Si se tratara de una película estadounidense, El complot mongol (2019), de Sebastián del Amo, sería un escándalo. Cuando supe que actores mexicanos interpretarían a personajes chinos, esperaba una película racista —y eso vi, claro—, pero cuando me enfrenté a la proyección encontré un desastre mayor a las advertencias de colegas y amigos. Sin llegar del todo a ser comparable a una película de Paco del Toro, El complot mongol presume una cantidad abrumadora de decisiones mal tomadas que demuestran la influencia de la mala televisión en la estética del cine comercial mexicano. No manches Frida 2 (2019) rivaliza con El complot mongol para ser el mayor síntoma de esta enfermedad en 2019, pero, de cualquier modo, ejemplos de otros periodos sobran. Hazlo como hombre (2017) o Qué pena tu vida (2016) también son películas pésimas y —de manera más preocupante— discriminatorias: la primera normaliza el humor homofóbico; la segunda, el clasista.

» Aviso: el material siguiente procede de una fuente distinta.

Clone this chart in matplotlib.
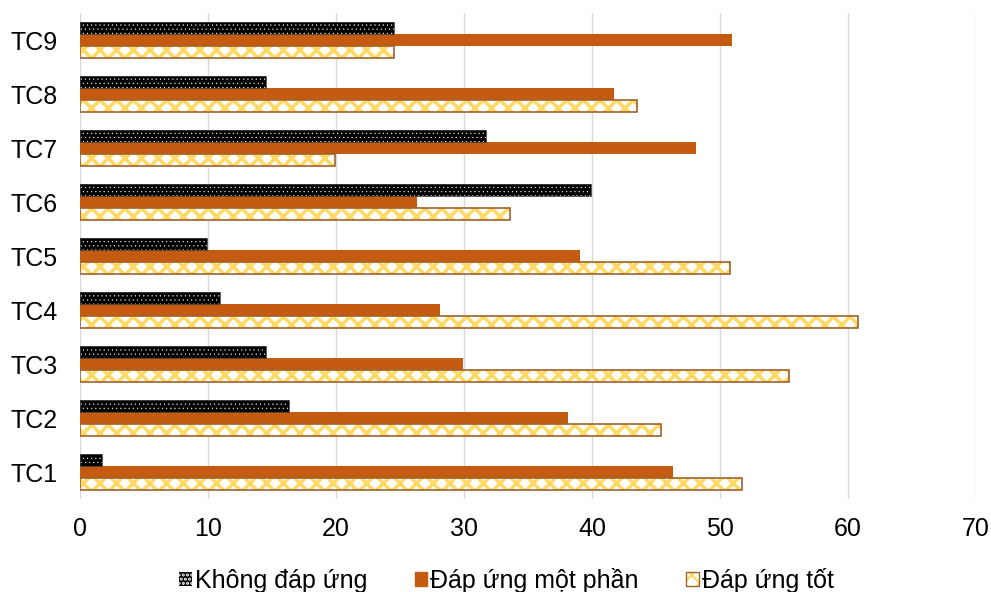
import numpy as np
import matplotlib
matplotlib.use('Agg')
import matplotlib.pyplot as plt
from matplotlib.patches import Patch

# Dữ liệu
tieu_chi = ['TC1', 'TC2', 'TC3', 'TC4', 'TC5', 'TC6', 'TC7', 'TC8', 'TC9']
khong_dap_ung = [1.7, 16.3, 14.5, 10.9, 9.9, 39.9, 31.7, 14.5, 24.5]
dap_ung_mot_phan = [46.3, 38.1, 29.9, 28.1, 39.1, 26.3, 48.1, 41.7, 50.9]
dap_ung_tot = [51.7, 45.4, 55.4, 60.8, 50.8, 33.6, 19.9, 43.5, 24.5]
x_ticks = [0, 10, 20, 30, 40, 50, 60, 70]

plt.rcParams['font.family'] = ['Liberation Sans', 'DejaVu Sans']

cam = '#C55A11'
vang = '#FFD966'
vien = '#A0622D'

fig = plt.figure(figsize=(9.91, 5.92), dpi=100)
ax = fig.add_axes([80 / 991, 1 - 499 / 592, 896 / 991, 486 / 592])

y = np.arange(len(tieu_chi))
h = 0.222

# Không đáp ứng: nền đen, chấm trắng
plt.rcParams['hatch.linewidth'] = 0.3
ax.barh(y + h, khong_dap_ung, height=h, color='black', edgecolor='white',
        hatch='....', linewidth=0, zorder=3)
ax.barh(y + h, khong_dap_ung, height=h, facecolor='none', edgecolor='#404040',
        linewidth=0.6, zorder=4)

# Đáp ứng một phần
ax.barh(y, dap_ung_mot_phan, height=h, color=cam, linewidth=0, zorder=3)

# Đáp ứng tốt: nền trắng, họa tiết vàng, viền nâu
plt.rcParams['hatch.linewidth'] = 2.6
ax.barh(y - h, dap_ung_tot, height=h, color='white', edgecolor=vang,
        hatch='xx', linewidth=0, zorder=3)
ax.barh(y - h, dap_ung_tot, height=h, facecolor='none', edgecolor=vien,
        linewidth=1.2, zorder=4)

ax.set_xlim(0, 70)
ax.set_ylim(-0.5, len(tieu_chi) - 0.5)
ax.set_xticks(x_ticks)
ax.set_yticks(y)
ax.set_yticklabels(tieu_chi)
ax.tick_params(axis='both', length=0, labelsize=18, colors='black')
ax.tick_params(axis='x', pad=13)
ax.tick_params(axis='y', pad=16)
ax.grid(axis='x', color='#D9D9D9', linewidth=1, zorder=0)
ax.set_axisbelow(True)
for s in ax.spines.values():
    s.set_visible(False)

plt.rcParams['hatch.linewidth'] = 0.3
h1 = Patch(facecolor='black', edgecolor='white', hatch='....', linewidth=0)
h2 = Patch(facecolor=cam, edgecolor=cam)
plt.rcParams['hatch.linewidth'] = 1.5
h3 = Patch(facecolor='white', edgecolor=vang, hatch='xx', linewidth=0)
h3b = Patch(facecolor='none', edgecolor=vien, linewidth=1)
fig.legend([h1, h2, (h3, h3b)], ['Không đáp ứng', 'Đáp ứng một phần', 'Đáp ứng tốt'],
           loc='lower center', bbox_to_anchor=(0.511, -0.04), ncol=3,
           frameon=False, fontsize=18, handlelength=0.5, handleheight=0.5,
           handletextpad=0.12, columnspacing=1.9)

fig.savefig('out.png', dpi=100)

Su éxito nos dice mucho de sus consumidores, pero juzgarlos individualmente sería exculpar al sistema, culpable no sólo de crear espectadores de este tipo de películas, sino de financiarlas sabiendo que satisfacen los peores prejuicios de la sociedad mexicana.

El cine nacional siempre ha tendido a percibir a los extranjeros como estereotipos andantes. En Allá en el Rancho Grande (1936), de Fernando de Fuentes, aparece un estadounidense que hace las veces de payaso, quizás en el intento de una cultura oprimida —la nuestra— por enfrentar a su abusivo vecino ridiculizándolo. No sucede lo mismo en El complot mongol . Los inmigrantes chinos en México han sido estigmatizados y masacrados desde el siglo XIX. En Sinaloa, la intolerancia llegó a tal punto que se creó la liga antichina y en 1911 las fuerzas maderistas masacraron a 300 chinos en Torreón. Aun después de ello los mexicanos encontramos natural el burlarnos del acento de los chinos cuando hablan español; asumir que todos los inmigrantes de Asia Lejana vienen de China, y llamarles “chinitos”, como si fuera ofensivo el gentilicio y como si el diminutivo aliviara el insulto. En El complot mongol el protagonista hace todo eso pero no para que se critique su racismo sino para invitarnos a reír con él de personajes interpretados por Bárbara Mori, Gustavo Sánchez Parra y Salvador Sánchez, caracterizados como chinos en una infame práctica de ridiculización racial que en Estados Unidos se conoce como yellowface . Para equilibrar, el director pone a otros actores mexicanos a caricaturizar estadounidenses y rusos pero el daño está hecho y los errores abundan. Tal como cuando uno se pregunta por qué Charlton Heston interpreta a un mexicano con su pésimo acento al hablar español en Sed de mal (Touch of Evil , 1957), otros tendrán que tolerar el inglés de Hugo Stiglitz en El complot mongol . Esto último nos lleva a la pobreza cinematográfica del filme.

La presencia de Stiglitz es una alusión al cine de Quentin Tarantino, cuyo nombre es mencionado en los créditos y durante la película. Por supuesto, no es malo admirar a Tarantino pero sería bueno admirar también a otros. La fotografía y algunos trucos de edición —irises, sobre todo— intentan comunicar el sentido del humor con el que Rafael Bernal contó en su novela El complot mongol la historia de un asesino mexicano que investiga una amenaza contra el presidente estadounidense. Sin embargo la ejecución de Del Amo es siempre torpe y remite a las barras de comedia nocturnas de la televisión nacional. A veces Filiberto (Damián Alcázar), el protagonista, tiene fantasías románticas con una muchacha llamada Martita Fong (Mori), donde resaltan la pantalla verde y las luces que intentan crear un gracioso momento onírico. En vez de usar el camp para burlarse de la técnica en sí, como lo hacen Phil Lord y Christopher Miller en Comando especial 2 ( 22 Jump Street , 2014), Del Amo y sus colaboradores fracasan y logran solamente imágenes artificiosas. La música también delata las cuestionables influencias de Del Amo, ya que nunca cesa y cae en lugares comunes como el empleo de pizzicatos cuando se quiere crear una impresión de travesura. Ya ni hablar de los extraños close-ups en que los personajes hablan a la cámara, como si se tratara de una versión burda de Apocalypse Now (1979).

Sin nada bueno que agregar, me parece importante subrayar que este tipo de cine debería convertirse en una preocupación genuina para el Instituto Mexicano de Cinematografía. Los cineastas pueden idear toda clase de basura pero eso no implica que se puedan usar recursos públicos para financiarla. Si la película resulta un éxito —y no es imposible que lo sea— la derrota será para una cultura que se rehúsa a reconocer sus crímenes, incluso mientras exige a otras reconocer los que cometieron contra ella.